Еще в 1970-х гг. заслужив статус «патриарха американской историографии», Стамп подтвердил своим примером известное утверждение, что «активно работающие ученые обычно живут долго». В 2006 г. прошло чествование 94-летнего Стампа в Калифорнийском университете, по поводу 60-летия его сотрудничества с этим научно-образовательным центром.
Дэниэл Бурстин
(Daniel Boorstin)
(1914—2004)
Дэниэл Бурстин
Дэниэл Бурстин известен в современной России больше, чем многие другие американские историки, благодаря изданию его главного труда, трилогии «Американцы», на русском языке (1993). Причины, побудившие российских книгоиздателей познакомить отечественную публику с сочинением Бурстина, равно как и с наиболее значительными трудами его коллег, Р. Хофстэдтера и Л. Харца, были, скорее всего, весьма конъюнктурными – именно эти три автора были главным объектом критики советских американистов, и в силу этого, обладали тем самым качеством «запретного плода», которое, как казалось, могло обеспечить их книгам коммерческий успех на постсоветском пространстве. Тиражи составили десятки тысяч экземпляров, но книги распродавались плохо, автору данных строк удалось их купить несколько лет спустя за совершенно бросовую цену. В чем же дело, почему расчет книгоиздателей не оправдался?

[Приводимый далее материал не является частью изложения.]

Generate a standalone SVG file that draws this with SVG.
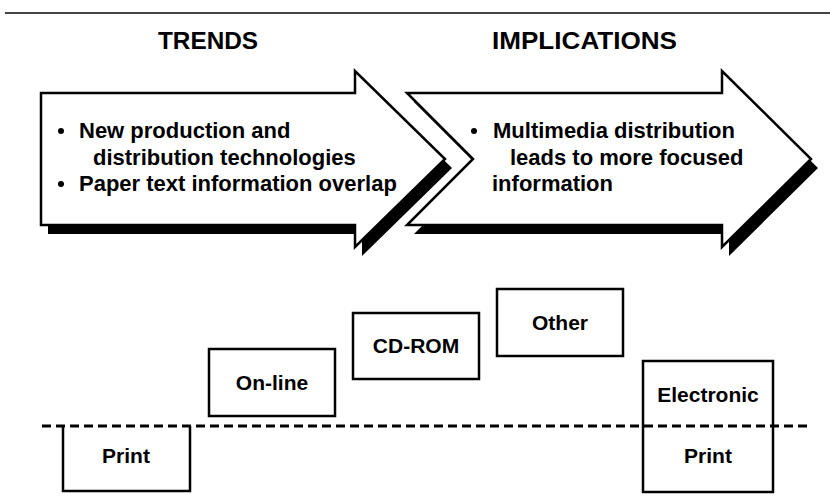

Одним из существенных факторов здесь, по-видимому, стало то, что тексты Бурстина (а также Харца и Хофстэдтера), их построение и внутренняя организация, совсем не соответствовали представлениям отечественной читающей публики о том, как должна писаться история. На первый взгляд в них вроде бы угадывалась некая живость, которой так не хватало советской историографии, но при более пристальном рассмотрении выяснялось, что в сочинениях американцев мало последовательности и логики, они перескакивают с сюжета на сюжет, пытаются несмешно шутить – а в итоге не дают сокровенного, запретного, настоящего знания, той Истории с большой буквы, которую так надеялись найти у них российские читатели.